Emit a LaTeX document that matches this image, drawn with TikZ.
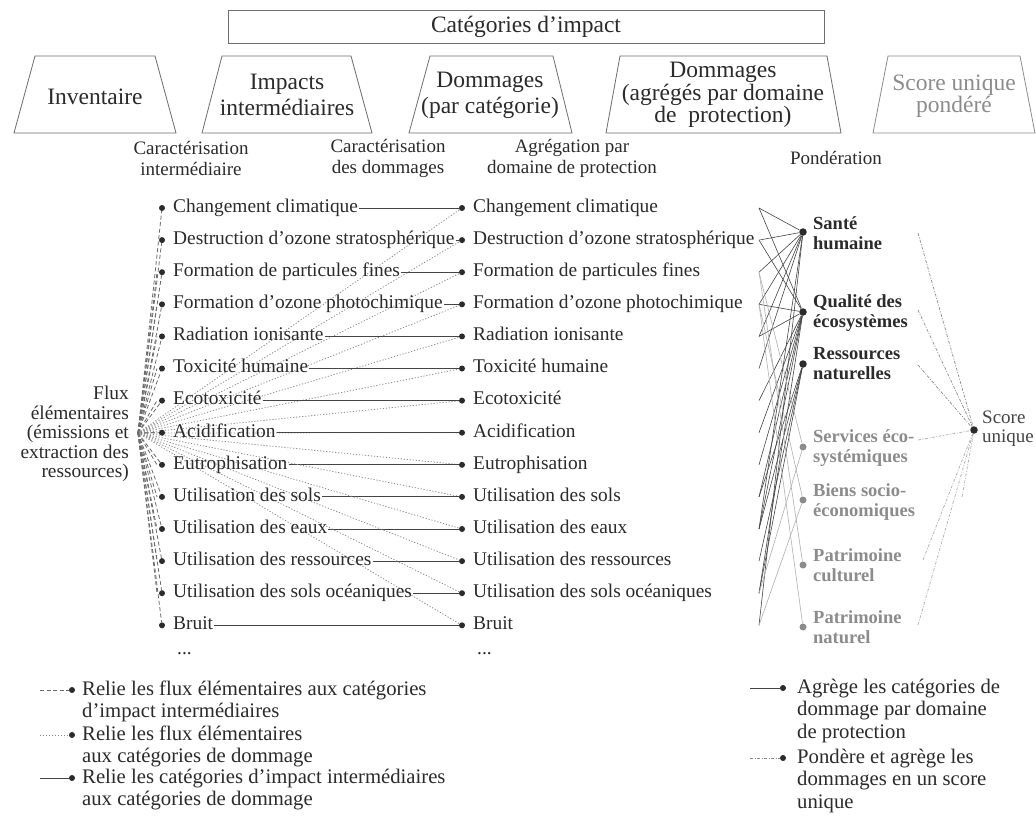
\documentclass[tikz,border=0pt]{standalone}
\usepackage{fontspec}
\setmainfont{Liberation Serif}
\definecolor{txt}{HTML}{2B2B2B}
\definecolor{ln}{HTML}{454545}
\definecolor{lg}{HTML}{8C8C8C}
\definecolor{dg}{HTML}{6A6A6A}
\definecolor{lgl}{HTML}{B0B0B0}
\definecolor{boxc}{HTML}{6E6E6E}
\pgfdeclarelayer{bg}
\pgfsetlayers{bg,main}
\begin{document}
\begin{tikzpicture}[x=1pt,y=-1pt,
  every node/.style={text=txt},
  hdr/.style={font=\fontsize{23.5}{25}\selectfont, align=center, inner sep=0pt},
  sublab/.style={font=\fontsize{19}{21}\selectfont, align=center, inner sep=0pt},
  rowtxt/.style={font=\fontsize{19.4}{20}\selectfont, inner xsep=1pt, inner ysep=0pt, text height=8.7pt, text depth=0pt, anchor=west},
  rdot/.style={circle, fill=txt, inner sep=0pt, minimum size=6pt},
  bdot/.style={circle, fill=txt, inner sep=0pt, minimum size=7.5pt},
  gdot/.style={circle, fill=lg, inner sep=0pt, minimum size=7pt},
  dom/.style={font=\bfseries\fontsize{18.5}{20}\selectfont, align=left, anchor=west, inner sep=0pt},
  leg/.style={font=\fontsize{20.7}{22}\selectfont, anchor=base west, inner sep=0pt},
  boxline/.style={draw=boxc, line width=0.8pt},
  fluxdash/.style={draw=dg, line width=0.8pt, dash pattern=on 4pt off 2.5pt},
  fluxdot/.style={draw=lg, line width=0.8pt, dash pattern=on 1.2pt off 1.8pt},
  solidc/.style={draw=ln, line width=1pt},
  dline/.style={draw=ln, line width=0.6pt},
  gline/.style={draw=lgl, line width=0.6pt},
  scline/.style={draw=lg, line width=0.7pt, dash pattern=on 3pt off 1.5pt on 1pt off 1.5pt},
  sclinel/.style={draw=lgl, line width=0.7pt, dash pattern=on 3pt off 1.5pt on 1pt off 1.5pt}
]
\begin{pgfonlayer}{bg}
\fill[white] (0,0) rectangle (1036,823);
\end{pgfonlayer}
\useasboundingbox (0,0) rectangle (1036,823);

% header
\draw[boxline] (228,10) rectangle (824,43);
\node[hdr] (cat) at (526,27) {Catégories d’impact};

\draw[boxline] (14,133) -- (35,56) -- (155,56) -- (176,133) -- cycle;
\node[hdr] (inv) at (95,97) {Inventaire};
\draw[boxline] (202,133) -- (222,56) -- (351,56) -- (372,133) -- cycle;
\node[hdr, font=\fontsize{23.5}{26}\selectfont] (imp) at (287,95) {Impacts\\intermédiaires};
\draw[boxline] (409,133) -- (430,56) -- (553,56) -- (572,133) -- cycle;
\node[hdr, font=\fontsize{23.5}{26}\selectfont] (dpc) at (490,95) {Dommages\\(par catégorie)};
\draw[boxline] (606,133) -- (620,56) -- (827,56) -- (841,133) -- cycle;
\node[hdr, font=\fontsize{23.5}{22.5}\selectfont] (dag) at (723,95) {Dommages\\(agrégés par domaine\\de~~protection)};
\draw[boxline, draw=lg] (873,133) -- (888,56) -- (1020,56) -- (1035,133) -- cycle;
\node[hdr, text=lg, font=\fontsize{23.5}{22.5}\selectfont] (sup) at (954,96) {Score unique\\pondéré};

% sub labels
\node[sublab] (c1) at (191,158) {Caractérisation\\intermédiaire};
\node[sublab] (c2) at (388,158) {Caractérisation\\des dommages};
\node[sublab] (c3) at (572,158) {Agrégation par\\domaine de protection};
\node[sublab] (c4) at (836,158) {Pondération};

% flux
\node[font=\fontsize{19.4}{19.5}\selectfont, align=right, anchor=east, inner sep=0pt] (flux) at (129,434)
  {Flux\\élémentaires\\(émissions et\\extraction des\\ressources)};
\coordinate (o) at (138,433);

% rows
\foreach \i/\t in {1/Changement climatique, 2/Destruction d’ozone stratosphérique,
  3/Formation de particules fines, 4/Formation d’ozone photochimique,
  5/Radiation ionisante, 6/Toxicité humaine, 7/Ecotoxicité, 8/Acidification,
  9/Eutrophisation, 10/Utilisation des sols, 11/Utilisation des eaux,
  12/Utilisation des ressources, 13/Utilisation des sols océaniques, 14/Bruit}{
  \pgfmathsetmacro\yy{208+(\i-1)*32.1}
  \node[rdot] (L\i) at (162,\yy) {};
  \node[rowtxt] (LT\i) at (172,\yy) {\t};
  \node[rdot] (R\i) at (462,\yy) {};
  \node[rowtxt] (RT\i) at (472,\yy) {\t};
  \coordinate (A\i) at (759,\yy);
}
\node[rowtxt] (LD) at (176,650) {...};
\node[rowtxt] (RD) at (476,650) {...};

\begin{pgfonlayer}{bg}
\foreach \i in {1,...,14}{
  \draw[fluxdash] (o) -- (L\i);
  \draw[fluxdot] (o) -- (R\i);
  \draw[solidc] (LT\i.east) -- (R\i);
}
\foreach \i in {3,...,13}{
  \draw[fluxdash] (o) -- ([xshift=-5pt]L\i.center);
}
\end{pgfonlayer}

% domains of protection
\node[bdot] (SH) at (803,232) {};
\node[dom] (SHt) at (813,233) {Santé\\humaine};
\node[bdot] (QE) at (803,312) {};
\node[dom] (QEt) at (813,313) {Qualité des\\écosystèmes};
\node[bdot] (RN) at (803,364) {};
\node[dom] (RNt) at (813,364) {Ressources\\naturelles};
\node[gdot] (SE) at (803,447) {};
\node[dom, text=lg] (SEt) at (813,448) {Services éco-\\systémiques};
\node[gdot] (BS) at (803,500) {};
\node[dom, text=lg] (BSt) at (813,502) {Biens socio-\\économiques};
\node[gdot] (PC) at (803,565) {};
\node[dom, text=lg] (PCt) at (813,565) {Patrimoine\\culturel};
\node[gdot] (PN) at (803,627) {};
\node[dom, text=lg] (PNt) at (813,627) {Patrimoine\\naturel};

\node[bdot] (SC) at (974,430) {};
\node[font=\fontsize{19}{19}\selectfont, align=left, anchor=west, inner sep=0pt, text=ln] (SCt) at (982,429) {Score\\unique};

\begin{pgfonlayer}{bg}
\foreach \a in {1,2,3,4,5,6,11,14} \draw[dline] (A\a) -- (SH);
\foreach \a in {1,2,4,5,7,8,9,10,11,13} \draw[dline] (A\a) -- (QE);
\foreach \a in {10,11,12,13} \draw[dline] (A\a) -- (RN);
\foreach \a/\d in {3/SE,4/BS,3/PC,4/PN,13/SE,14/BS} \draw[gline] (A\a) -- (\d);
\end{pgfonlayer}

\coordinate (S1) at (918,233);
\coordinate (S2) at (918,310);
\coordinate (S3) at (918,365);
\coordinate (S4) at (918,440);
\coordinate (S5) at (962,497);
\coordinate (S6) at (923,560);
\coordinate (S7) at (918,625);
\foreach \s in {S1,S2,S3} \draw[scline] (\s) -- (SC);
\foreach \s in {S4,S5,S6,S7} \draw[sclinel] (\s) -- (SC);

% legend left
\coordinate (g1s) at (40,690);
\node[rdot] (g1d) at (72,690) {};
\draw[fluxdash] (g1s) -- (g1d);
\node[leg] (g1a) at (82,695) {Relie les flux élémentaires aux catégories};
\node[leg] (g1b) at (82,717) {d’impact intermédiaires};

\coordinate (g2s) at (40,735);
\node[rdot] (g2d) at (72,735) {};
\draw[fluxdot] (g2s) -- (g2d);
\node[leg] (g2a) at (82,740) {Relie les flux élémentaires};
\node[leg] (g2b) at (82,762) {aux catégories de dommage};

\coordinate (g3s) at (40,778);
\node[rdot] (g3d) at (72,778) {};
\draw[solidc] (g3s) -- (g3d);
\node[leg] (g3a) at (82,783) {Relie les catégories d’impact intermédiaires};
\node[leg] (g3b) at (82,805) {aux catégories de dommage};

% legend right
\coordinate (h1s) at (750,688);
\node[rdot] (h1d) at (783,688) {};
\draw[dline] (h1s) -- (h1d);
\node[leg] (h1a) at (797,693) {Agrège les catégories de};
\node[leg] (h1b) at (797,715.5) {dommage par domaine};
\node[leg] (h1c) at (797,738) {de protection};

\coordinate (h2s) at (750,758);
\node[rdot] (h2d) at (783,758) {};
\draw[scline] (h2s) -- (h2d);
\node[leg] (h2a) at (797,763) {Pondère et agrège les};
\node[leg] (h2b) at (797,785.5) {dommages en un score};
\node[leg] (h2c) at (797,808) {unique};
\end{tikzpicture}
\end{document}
----------------------------------------
__WHAT YOU HAVE TO DO__
Without the pictures, return the listing above from its first line through the line that has "(cat) at (526,27)".

__FULL ANSWER__
Emit a LaTeX document that matches this image, drawn with TikZ.
\documentclass[tikz,border=0pt]{standalone}
\usepackage{fontspec}
\setmainfont{Liberation Serif}
\definecolor{txt}{HTML}{2B2B2B}
\definecolor{ln}{HTML}{454545}
\definecolor{lg}{HTML}{8C8C8C}
\definecolor{dg}{HTML}{6A6A6A}
\definecolor{lgl}{HTML}{B0B0B0}
\definecolor{boxc}{HTML}{6E6E6E}
\pgfdeclarelayer{bg}
\pgfsetlayers{bg,main}
\begin{document}
\begin{tikzpicture}[x=1pt,y=-1pt,
  every node/.style={text=txt},
  hdr/.style={font=\fontsize{23.5}{25}\selectfont, align=center, inner sep=0pt},
  sublab/.style={font=\fontsize{19}{21}\selectfont, align=center, inner sep=0pt},
  rowtxt/.style={font=\fontsize{19.4}{20}\selectfont, inner xsep=1pt, inner ysep=0pt, text height=8.7pt, text depth=0pt, anchor=west},
  rdot/.style={circle, fill=txt, inner sep=0pt, minimum size=6pt},
  bdot/.style={circle, fill=txt, inner sep=0pt, minimum size=7.5pt},
  gdot/.style={circle, fill=lg, inner sep=0pt, minimum size=7pt},
  dom/.style={font=\bfseries\fontsize{18.5}{20}\selectfont, align=left, anchor=west, inner sep=0pt},
  leg/.style={font=\fontsize{20.7}{22}\selectfont, anchor=base west, inner sep=0pt},
  boxline/.style={draw=boxc, line width=0.8pt},
  fluxdash/.style={draw=dg, line width=0.8pt, dash pattern=on 4pt off 2.5pt},
  fluxdot/.style={draw=lg, line width=0.8pt, dash pattern=on 1.2pt off 1.8pt},
  solidc/.style={draw=ln, line width=1pt},
  dline/.style={draw=ln, line width=0.6pt},
  gline/.style={draw=lgl, line width=0.6pt},
  scline/.style={draw=lg, line width=0.7pt, dash pattern=on 3pt off 1.5pt on 1pt off 1.5pt},
  sclinel/.style={draw=lgl, line width=0.7pt, dash pattern=on 3pt off 1.5pt on 1pt off 1.5pt}
]
\begin{pgfonlayer}{bg}
\fill[white] (0,0) rectangle (1036,823);
\end{pgfonlayer}
\useasboundingbox (0,0) rectangle (1036,823);

% header
\draw[boxline] (228,10) rectangle (824,43);
\node[hdr] (cat) at (526,27) {Catégories d’impact};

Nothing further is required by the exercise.